Obama and US Secretary of State Hillary Rodham Clinton said last month in Hawaii, Australia, the Philippines, Thailand and Indonesia that the US would give security priority to Asian allies and friends, as well as US forces in the Pacific. Obama pledged that coming budget cuts would not affect this plan.
Experience shows China often greets such strategic designs with outraged cries that the US is seeking to “contain” China or impose US “hegemony” on Asia.
However, in this instance, the initial response came in a routine statement from Chinese Foreign Ministry spokesperson Liu Weimin (劉為民), who was limited to saying: “When developing state-to-state relations, one should take into account the interests of other countries as well as the whole region, and peace and stability of the region.”
Subsequent statements last week were equally bland, some with a touch of sarcasm, others with a tone of condescension and still others with a murmur of confusion. The intriguing question: Why the subdued pushback?
It might be that China’s leaders, who have repeatedly shown that they do not understand the US, do not know what to make of Obama’s new strategy in Asia.

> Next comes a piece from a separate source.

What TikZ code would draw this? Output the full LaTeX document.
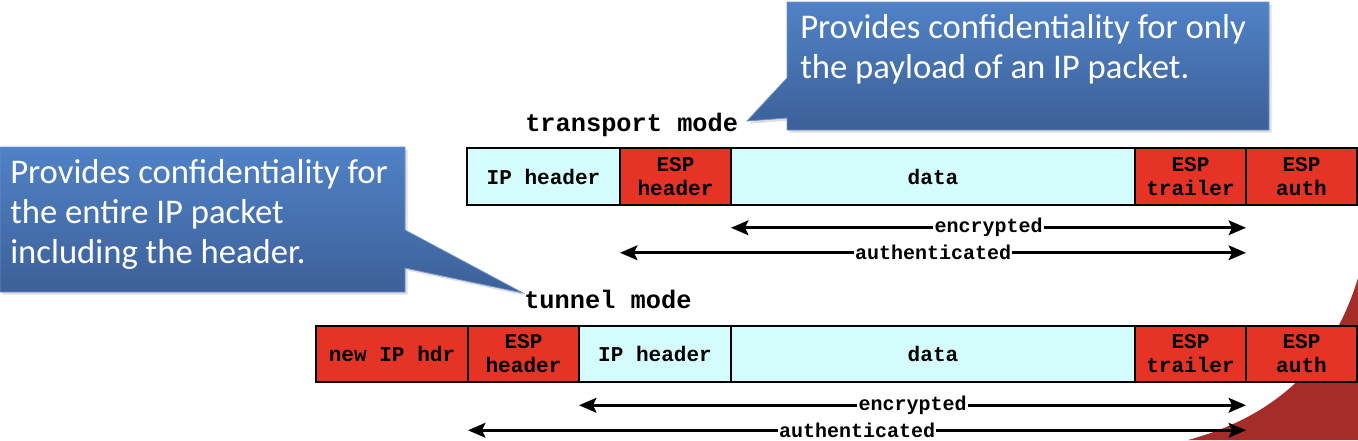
\documentclass[tikz,border=0pt]{standalone}
\usepackage{fontspec}
\setmainfont{Carlito}
\setmonofont{Liberation Mono}
\usetikzlibrary{positioning,arrows.meta,shadows}

\definecolor{ipcyan}{RGB}{213,252,252}
\definecolor{espred}{RGB}{229,51,37}
\definecolor{noteblue}{RGB}{80,130,198}
\definecolor{notedark}{RGB}{60,96,152}
\definecolor{noteedge}{RGB}{110,145,200}
\definecolor{slidered}{RGB}{166,44,42}

\tikzset{
  cell/.style={draw=black, line width=1.2pt, minimum height=42.4pt, inner sep=0pt, outer sep=0pt,
    align=center, font=\ttfamily\bfseries\fontsize{15.8}{18}\selectfont},
  cellw/.style={minimum width=#1*0.75pt},
  hdr/.style={cell, fill=ipcyan},
  esp/.style={cell, fill=espred},
  modelbl/.style={anchor=west, inner sep=0pt, font=\ttfamily\bfseries\fontsize{19}{22}\selectfont},
  spanarrow/.style={>={Stealth[length=13pt,width=11pt,inset=2.5pt]}, <->, line width=2.2pt},
  spanlbl/.style={fill=white, inner sep=1pt, font=\ttfamily\bfseries\fontsize{15}{16}\selectfont},
  note/.style={top color=noteblue, bottom color=notedark, draw=noteedge, line width=0.6pt,
    drop shadow={opacity=0.25, shadow xshift=2pt, shadow yshift=-2pt}},
  notetext/.style={anchor=north west, inner sep=0pt, align=left, text=white,
    font=\fontsize{26}{30}\selectfont}
}

\begin{document}
\begin{tikzpicture}[x=0.75pt, y=-0.75pt]
    \useasboundingbox (0,0) rectangle (1358,440);
    \fill[slidered] (1358,278) .. controls (1333,360) and (1280,415) .. (1188,440) -- (1358,440) -- cycle;

    \node[modelbl] (trmode) at (525,125) {transport mode};
    \node[hdr, cellw=153, anchor=west] (iph1) at (467,176.5) {IP header};
    \node[esp, cellw=111, right=0pt of iph1] (esph1) {ESP\\header};
    \node[hdr, cellw=404, right=0pt of esph1] (data1) {data};
    \node[esp, cellw=111, right=0pt of data1] (trl1) {ESP\\trailer};
    \node[esp, cellw=111, right=0pt of trl1] (auth1) {ESP\\auth};

    \draw[spanarrow] ([yshift=-17.25pt]data1.south west) -- node[spanlbl] {encrypted} ([yshift=-17.25pt]trl1.south east);
    \draw[spanarrow] ([yshift=-36pt]esph1.south west) -- node[spanlbl] {authenticated} ([yshift=-36pt]trl1.south east);

    \node[modelbl] (tnmode) at (524,299) {tunnel mode};
    \node[esp, cellw=152, anchor=west] (newip2) at (316,354) {new IP hdr};
    \node[esp, cellw=111, right=0pt of newip2] (esph2) {ESP\\header};
    \node[hdr, cellw=152, right=0pt of esph2] (iph2) {IP header};
    \node[hdr, cellw=404, right=0pt of iph2] (data2) {data};
    \node[esp, cellw=111, right=0pt of data2] (trl2) {ESP\\trailer};
    \node[esp, cellw=111, right=0pt of trl2] (auth2) {ESP\\auth};

    \draw[spanarrow] ([yshift=-17.25pt]iph2.south west) -- node[spanlbl] {encrypted} ([yshift=-17.25pt]trl2.south east);
    \draw[spanarrow] ([yshift=-36pt]esph2.south west) -- node[spanlbl] {authenticated} ([yshift=-36pt]trl2.south east);

    \path[note] (787,2) -- (1269,2) -- (1269,130) -- (787,130) -- (787,118) -- (747,121) -- (787,78) -- cycle;
    \node[notetext] (trnote) at (800,14) {Provides confidentiality for only\\the payload of an IP packet.};

    \path[note] (0,147) -- (405,147) -- (405,230) -- (523,293) -- (405,268) -- (405,292) -- (0,292) -- cycle;
    \node[notetext] (tnnote) at (10,159) {Provides confidentiality for\\the entire IP packet\\including the header.};
\end{tikzpicture}
\end{document}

Perhaps the members of the Chinese Politburo, like many Americans, want to see whether Obama takes action to execute his new security posture.
“If [the US] sticks to its Cold War mentality and continues to engage with Asian nations in a self-assertive way, it is doomed to incur repulsion in the region,” Xinhua news agency said.
Another possibility is that Beijing sees this as evidence of the decline of US power, that the US will soon be confronted with the reality of its economic weaknesses and that it is desperately seeking a way to cover up the consequences of that.
“It was not a good time for US President Barack Obama to attend the EAS [East Asia Summit], given the unstable state of the American economy, and the Congressional supercommittee’s failure on the federal budget,” the China Daily said.
“The biggest challenge facing the United States is its sluggish economy, so China should pay greater attention to the economic measures of the superpower, which is actively seeking a ‘return’ to Asia,” the People’s Daily said in a commentary.
“The United States should depend on its own efforts to recover its economy. If it only cares about strengthening its dominant status ... no Asian country will have time or interest to play the old strategic poker game with the United States,” it added.
Another Chinese assessment is that Obama’s strategy in Asia is intended to support his re-election campaign.
“No sooner had the curtain fallen on the summit meetings in Bali, Indonesia, than Obama sent home the message that he had garnered business deals to support hundreds of thousands of jobs for his countrymen,” the China Daily said. “His country’s struggling economy needs them. His chances of re-election need them. That is why Obama portrayed his nine-day trip around the Pacific Rim as a hunt for new markets.”
The most concrete response seems to have been the establishment of a strategic planning department within the headquarters of the People’s Liberation Army. This must have been planned for some time, but was announced last week by Xinhua.